Day, meats, and etcetera are all references to Jewish Law. We are dead to the Law. However, we are not dead to living according to Spirit, which there is no Law against. Obviously, Paul felt that men not covering their heads in worship was a matter of living according to the Spirit, just as sexual propriety is. Just because sexual propriety is not a sacrament, it does not mean Christians are free to fornicate.
Yes, some of those traditions have survived until recent times–and I’ve already said several times that this one has good symbolism–but when it comes to “must do,” the churches that have discontinued ENFORCING the practice (none has taken a stand against covering one’s head) are obviously saying that they do not consider the tradition to be immutable.

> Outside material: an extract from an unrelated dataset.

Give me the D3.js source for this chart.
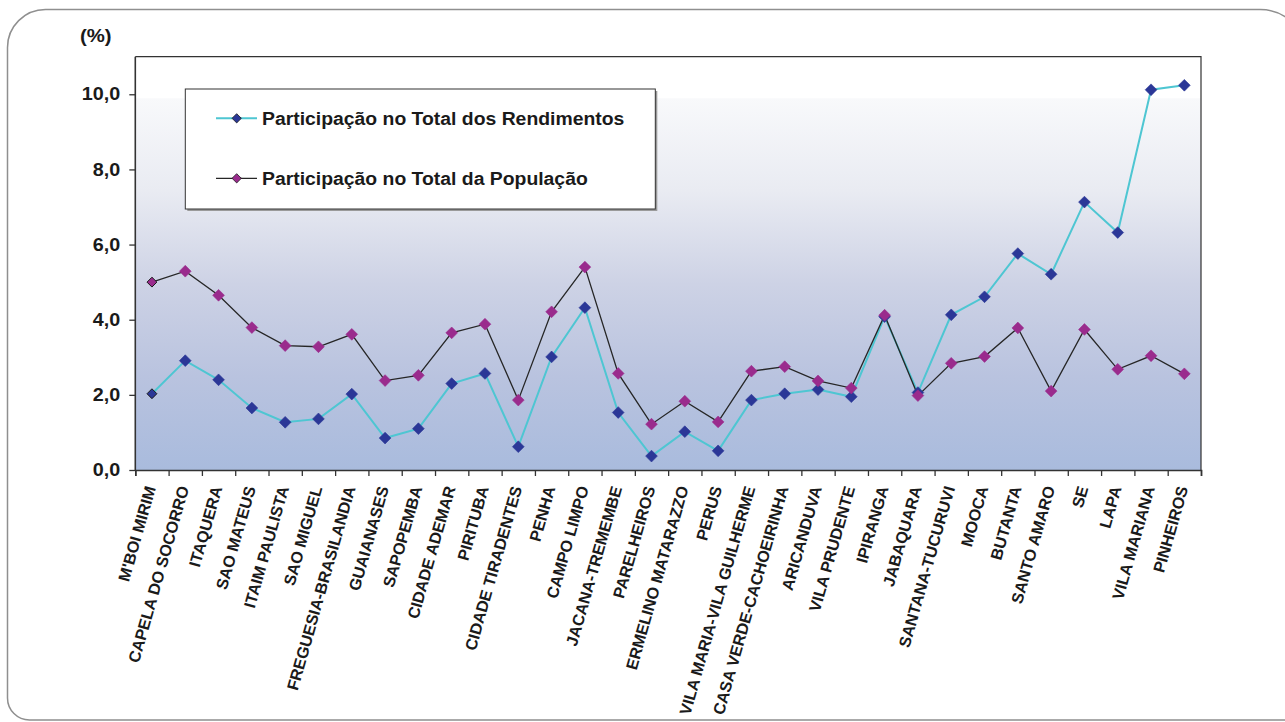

Paul says women “ought” (opheilei) to have a covering on their heads (1 Cor 11:10). Peter speaks that adornment “must not” (estO ouch) be external. So, one can legitimately argue that the Biblical language compelling us to folow headcovering regulations is deliberately more “loosey goosey.”
However, it is not helpful to argue about the verbiage on this one point. Why? Because headcovering is something we ought to do so much, that the entire ancient church did it and the angels actually care that we do it.
In light of the preceding, I think this argument is framed entirely incorrectly. The question is not whether women should cover their heads and men shouldn’t. They most definitely ought to. The question is what exceptions are legitimate. Is culture in of itself a legitimate exception? Is arctic weather, where you can freeze without a covering on one’s head, legitimate? This is what the discussion should be. Not, “Jesus never talked about it and I only listen to the red letters, and that’s when it fits my preconceived notions” sort of thing.
If we frame the question this way, we will find that peoples objections to headcoveirng regulations almost entirely do not spring up from Godly motives, but rather personal preference.